The casualties taken to Haslar in the 3 months of the D-Day Landing period was 1,347, just part of the 17,556 received and distributed by the Portsmouth P.M.O. (Port Medical Office)
  Iris Weir was at Gosport from 1937 to 1945 and she, after D-Day, as a young mother with her husband in the navy, and having already endured bombing raids, offered her services to Haslar:

  “ I was taken on to part-time to help launder the sheets of the dead and wounded who had been brought back from France. Many of the wounded were also taken to other hospitals like Netley, at Southampton. Everyone tried to keep cheerful but it was very difficult. I was 28 years old and put next to an operating theatre, the sheets given to us still had bits of bodies stuck to them. The smell of ether was sickening, and we were certainly sobered by the reality of it all.”

  The Hospital Principal Medical Officer took on the job of planning and co-ordinating the naval, army, and civil arrangements, for the arrival and treatment of the casualties from the Normandy beaches.
  Advanced dressing stations were set up at Clarence Yard, Queen Alexandra Military Hospital, Cosham, the Children’s Home at Alverstoke, Fort Gomer near the airfield, and at Fort Brockhurst. The town’s population, and men and women from surrounding bases answered the call for blood donors and they were sent to a field hospital set up on the miniature golf course at Stokes Bay.
RN-Coastal Forces Veterans
Haslar has treated civilians as well as military patients for a number of years and this has proved of obvious worth in the training gained by it’s doctors and nursing staff, firstly all naval and then tri-service, with N.H.S. supplementary’s.
The hospital is still run by the Ministry of Defence but under the local National Health Trust. A MoD Hospital Unit (MDHU) is now open at Q.A.Hospital. Cosham, inaugurated by Surgeon Rear Admiral P. Raffaelli on 8 April 2005.
  During 1998-99 Haslar’s special equipment, helped in the treatment of patients from other hospital’s who were suffering from the flesh eating bacterial disease necrotising fasciitis. For this the hyperbaric chamber was used, because it was found that oxygen at high pressure was an effective treatment, along with antibiotics and surgery, in combating this awful condition which affects about 22 people a year. The chamber has also been used many times in the treatment of divers who have been suffering from the ‘bends’, a condition often brought about by too rapid ascent from deep water.
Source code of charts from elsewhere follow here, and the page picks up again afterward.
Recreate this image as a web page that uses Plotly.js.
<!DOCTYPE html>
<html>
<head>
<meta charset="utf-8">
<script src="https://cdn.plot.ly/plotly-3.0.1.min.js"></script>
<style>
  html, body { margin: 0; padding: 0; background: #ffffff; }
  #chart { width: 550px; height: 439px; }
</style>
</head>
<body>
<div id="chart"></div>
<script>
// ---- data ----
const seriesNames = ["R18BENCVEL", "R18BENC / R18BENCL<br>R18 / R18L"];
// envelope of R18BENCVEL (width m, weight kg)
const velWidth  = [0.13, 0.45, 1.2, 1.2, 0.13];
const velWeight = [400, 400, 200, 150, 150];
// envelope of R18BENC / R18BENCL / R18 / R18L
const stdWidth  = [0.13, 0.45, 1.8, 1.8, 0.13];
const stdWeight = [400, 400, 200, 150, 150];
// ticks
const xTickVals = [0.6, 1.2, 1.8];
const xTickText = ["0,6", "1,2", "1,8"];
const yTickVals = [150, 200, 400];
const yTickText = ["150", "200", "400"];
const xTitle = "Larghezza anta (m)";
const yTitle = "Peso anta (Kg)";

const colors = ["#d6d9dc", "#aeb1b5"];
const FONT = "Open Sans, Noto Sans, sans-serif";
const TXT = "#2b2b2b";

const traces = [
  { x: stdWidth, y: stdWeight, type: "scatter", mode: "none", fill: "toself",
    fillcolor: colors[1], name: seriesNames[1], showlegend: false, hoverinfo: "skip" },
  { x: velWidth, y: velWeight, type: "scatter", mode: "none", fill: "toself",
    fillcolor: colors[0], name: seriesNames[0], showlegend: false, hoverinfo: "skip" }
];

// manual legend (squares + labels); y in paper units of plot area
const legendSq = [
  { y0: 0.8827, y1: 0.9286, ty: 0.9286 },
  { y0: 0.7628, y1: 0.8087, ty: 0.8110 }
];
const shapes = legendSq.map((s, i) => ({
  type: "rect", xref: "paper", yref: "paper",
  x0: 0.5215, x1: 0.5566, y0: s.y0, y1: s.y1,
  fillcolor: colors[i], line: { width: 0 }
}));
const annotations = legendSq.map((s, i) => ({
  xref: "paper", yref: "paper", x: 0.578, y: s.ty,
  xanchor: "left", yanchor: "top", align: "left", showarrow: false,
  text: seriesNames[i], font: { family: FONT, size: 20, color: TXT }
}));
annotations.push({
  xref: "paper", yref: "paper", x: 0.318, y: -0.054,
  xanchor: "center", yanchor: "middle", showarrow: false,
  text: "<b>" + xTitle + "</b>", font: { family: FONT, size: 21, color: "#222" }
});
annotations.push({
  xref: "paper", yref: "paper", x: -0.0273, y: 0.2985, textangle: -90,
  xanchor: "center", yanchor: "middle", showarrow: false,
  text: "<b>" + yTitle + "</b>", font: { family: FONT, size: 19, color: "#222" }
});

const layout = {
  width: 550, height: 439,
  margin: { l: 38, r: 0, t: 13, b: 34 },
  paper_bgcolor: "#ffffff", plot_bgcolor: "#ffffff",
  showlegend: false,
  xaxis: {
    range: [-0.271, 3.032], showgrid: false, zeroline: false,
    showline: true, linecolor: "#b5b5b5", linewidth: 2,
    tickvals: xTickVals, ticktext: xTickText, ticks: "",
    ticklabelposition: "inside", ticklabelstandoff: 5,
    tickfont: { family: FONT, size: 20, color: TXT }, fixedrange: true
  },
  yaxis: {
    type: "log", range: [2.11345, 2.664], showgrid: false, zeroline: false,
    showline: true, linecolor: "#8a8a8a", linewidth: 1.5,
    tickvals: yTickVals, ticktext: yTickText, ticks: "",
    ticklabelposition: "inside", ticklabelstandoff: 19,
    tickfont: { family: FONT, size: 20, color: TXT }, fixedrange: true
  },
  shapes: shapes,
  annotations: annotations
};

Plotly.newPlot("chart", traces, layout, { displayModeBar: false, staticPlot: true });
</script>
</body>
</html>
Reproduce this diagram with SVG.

  Haslar has pioneered many innovations in medicine, but in November 1999, a very special award was made to a team of 70, led by Surgeon Commander Dr. Lionel Jarvis, for outstanding work in the field of diagnostic imaging.
  Scans or X-rays taken of service personnel anywhere on the globe, can be transmitted by satellite link, to the hospital Radiology Department, and advised treatments, then sent back to the doctors. Royal Hospital Haslar has become the armed services headquarters for diagnostic imaging. The Nycomed Amersham Diagnostic Imaging ‘Team of the Year Award’, is especially poignant now that the government [2009] has allowed closure of the hospital to go ahead.
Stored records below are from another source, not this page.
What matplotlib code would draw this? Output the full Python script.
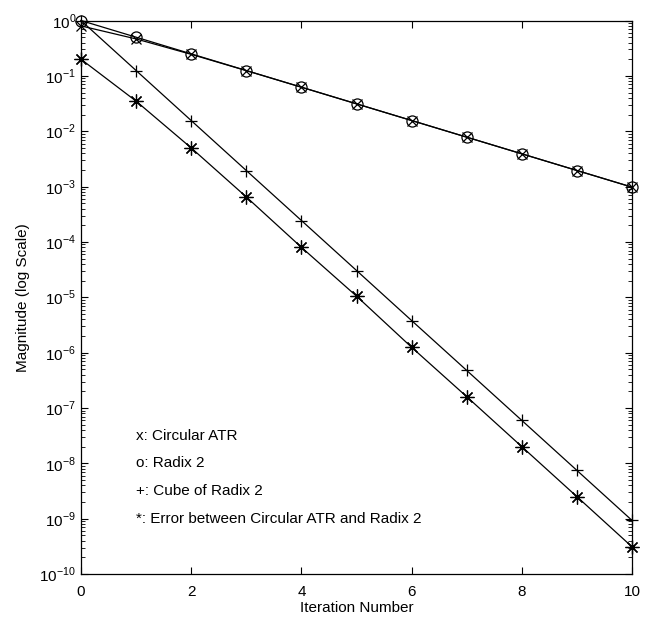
import matplotlib
matplotlib.use("Agg")
import matplotlib.pyplot as plt
from matplotlib.ticker import FixedLocator, NullFormatter

plt.rcParams["font.family"] = ["Liberation Sans", "DejaVu Sans"]
plt.rcParams["mathtext.fontset"] = "custom"
plt.rcParams["mathtext.rm"] = "Liberation Sans"

iterations = list(range(11))
circular_atr = [0.8, 0.465, 0.245, 0.1244, 0.0624, 0.03124, 0.01562,
                0.007812, 0.003906, 0.001953, 0.0009766]
radix2 = [1.0, 0.5, 0.25, 0.125, 0.0625, 0.03125, 0.015625,
          0.0078125, 0.00390625, 0.001953125, 0.0009765625]
cube_radix2 = [1.0, 0.125, 0.0156, 1.95e-3, 2.44e-4, 3.05e-5, 3.8e-6,
               4.77e-7, 5.96e-8, 7.45e-9, 9.3e-10]
error_atr = [0.2, 0.035, 5.0e-3, 6.5e-4, 8.0e-5, 1.05e-5, 1.25e-6,
             1.6e-7, 2.0e-8, 2.5e-9, 3.1e-10]

x_ticks = [0, 2, 4, 6, 8, 10]
y_exponents = list(range(-10, 1))

legend_lines = [
    "x: Circular ATR",
    "o: Radix 2",
    "+: Cube of Radix 2",
    "*: Error between Circular ATR and Radix 2",
]
legend_y = [10 ** -7.5, 1e-8, 10 ** -8.5, 1e-9]

fig = plt.figure(figsize=(6.53, 6.22), dpi=100)
ax = fig.add_axes([0.124, 0.077, 0.844, 0.89])

style = dict(color="black", linewidth=0.9, clip_on=False, zorder=3)
asterisk = (8, 2, 0)
ax.plot(iterations, circular_atr, marker="x", markersize=7, mew=0.9, **style)
ax.plot(iterations, radix2, marker="o", markersize=8, mfc="none", mew=0.9, **style)
ax.plot(iterations, cube_radix2, marker="+", markersize=9, mew=0.9, **style)
ax.plot(iterations, error_atr, marker=asterisk, markersize=10, mew=0.9, **style)

for label, y in zip(legend_lines, legend_y):
    ax.text(1.0, y, label, fontsize=11, va="center", ha="left")

ax.set_yscale("log")
ax.set_xlim(0, 10)
ax.set_ylim(1e-10, 1)
ax.xaxis.set_major_locator(FixedLocator(x_ticks))
major_y = [10.0 ** e for e in y_exponents]
minor_y = [m * 10.0 ** e for e in y_exponents[:-1] for m in range(2, 10)]
ax.yaxis.set_major_locator(FixedLocator(major_y))
ax.yaxis.set_minor_locator(FixedLocator(minor_y))
ax.yaxis.set_minor_formatter(NullFormatter())
ax.set_yticklabels([f"$10^{{{e}}}$" for e in y_exponents])

ax.tick_params(which="both", direction="in", top=True, right=True, labelsize=11)
ax.tick_params(which="major", length=5, width=0.8)
ax.tick_params(which="minor", length=3, width=0.6)
ax.tick_params(axis="x", which="major", pad=8)
for spine in ax.spines.values():
    spine.set_linewidth(0.9)

ax.set_xlabel("Iteration Number", fontsize=11, labelpad=1)
ax.set_ylabel("Magnitude (log Scale)", fontsize=11, labelpad=7)

fig.savefig("out.png", dpi=100)
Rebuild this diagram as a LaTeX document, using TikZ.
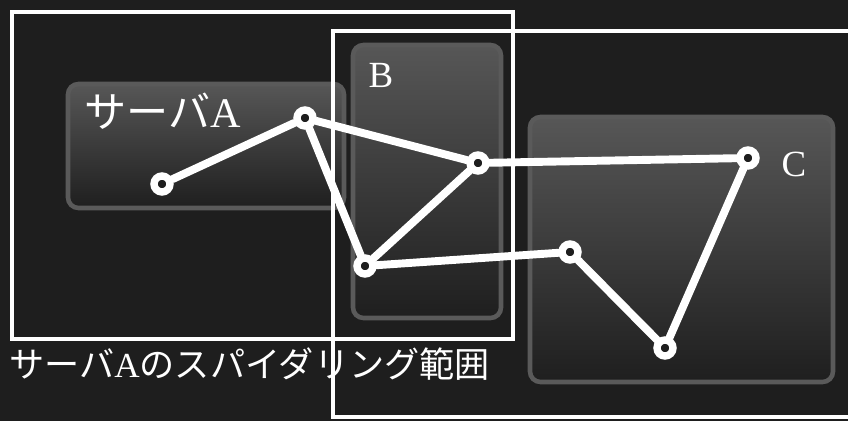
\documentclass[tikz,border=0pt]{standalone}
\usepackage{fontspec}
\setmainfont{Liberation Serif}
\newfontfamily\jpfont{Noto Sans CJK JP}
\definecolor{bgdark}{HTML}{1E1E1E}
\definecolor{boxedge}{HTML}{5A5A5A}
\tikzset{
    server/.style={draw=boxedge, line width=2.6pt, rounded corners=6pt,
        top color=black!66, bottom color=black!88},
    crawlarea/.style={draw=white, line width=2.8pt},
    hop/.style={draw=white, line width=4.5pt, line cap=round},
    page/.style={circle, draw=white, fill=bgdark, line width=4.2pt,
        minimum size=0.32cm, inner sep=0pt},
    lbl/.style={text=white, inner sep=0pt}
}
\begin{document}
\begin{tikzpicture}[x=0.02cm, y=-0.02cm]
            \useasboundingbox (0, 0) rectangle (848, 421);
            \fill[bgdark] (0, 0) rectangle (848, 421);

            % Servers
            \draw[server] (68, 84) rectangle (344, 208);
            \draw[server] (353, 45) rectangle (501, 318);
            \draw[server] (530, 117) rectangle (833, 382);

            % Labels
            \node[lbl, anchor=west] at (84, 111) (labA)
                {\fontsize{24}{26}\selectfont{\jpfont サーバ}A};
            \node[lbl] at (381, 75) (labB) {\fontsize{21}{24}\selectfont B};
            \node[lbl] at (794, 164) (labC) {\fontsize{21}{24}\selectfont C};
            \node[lbl, anchor=west] at (9, 364) (caption)
                {\fontsize{20}{24}\selectfont{\jpfont サーバ}A{\jpfont のスパイダリング範囲}};

            % Spidering ranges
            \draw[crawlarea] (12, 12) rectangle (513, 339);
            \draw[crawlarea] (333, 31) rectangle (870, 417);

            % Pages
            \node[page] at (162, 184) (p1) {};
            \node[page] at (305, 118) (p2) {};
            \node[page] at (478, 163) (p3) {};
            \node[page] at (365, 266) (p4) {};
            \node[page] at (570, 252) (p5) {};
            \node[page] at (665, 348) (p6) {};
            \node[page] at (748, 158) (p7) {};

            % Links
            \draw[hop] (p1) -- (p2);
            \draw[hop] (p2) -- (p3);
            \draw[hop] (p2) -- (p4);
            \draw[hop] (p4) -- (p3);
            \draw[hop] (p3) -- (p7);
            \draw[hop] (p4) -- (p5);
            \draw[hop] (p5) -- (p6);
            \draw[hop] (p6) -- (p7);
        \end{tikzpicture}
\end{document}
  With the Tri-Service Defence Medical College situated next door at Fort Blockhouse, where military doctors and other medical staff are trained, the combination of hospital and college had great potential, which is now to be lost, due to imminent closure of both. Leaving defence medicine in a perilous state, and the civilians of Gosport, Fareham and Lee-on-Solent, and even further afield, without a nearby general hospital. Many top doctors decided to leave the hospital when the NHS began to take over and some emigrated to New Zealand. Others also left the UK for Australia and Canada.  
Although closure of the hospital has not yet taken place, the area’s loss has already become apparent with some specialists refusing to attend at Haslar and some operations ceasing to be carried out. However, as various programs of rebuilding and re-organising continue within the health region Haslars facilities  are used as a stop gap.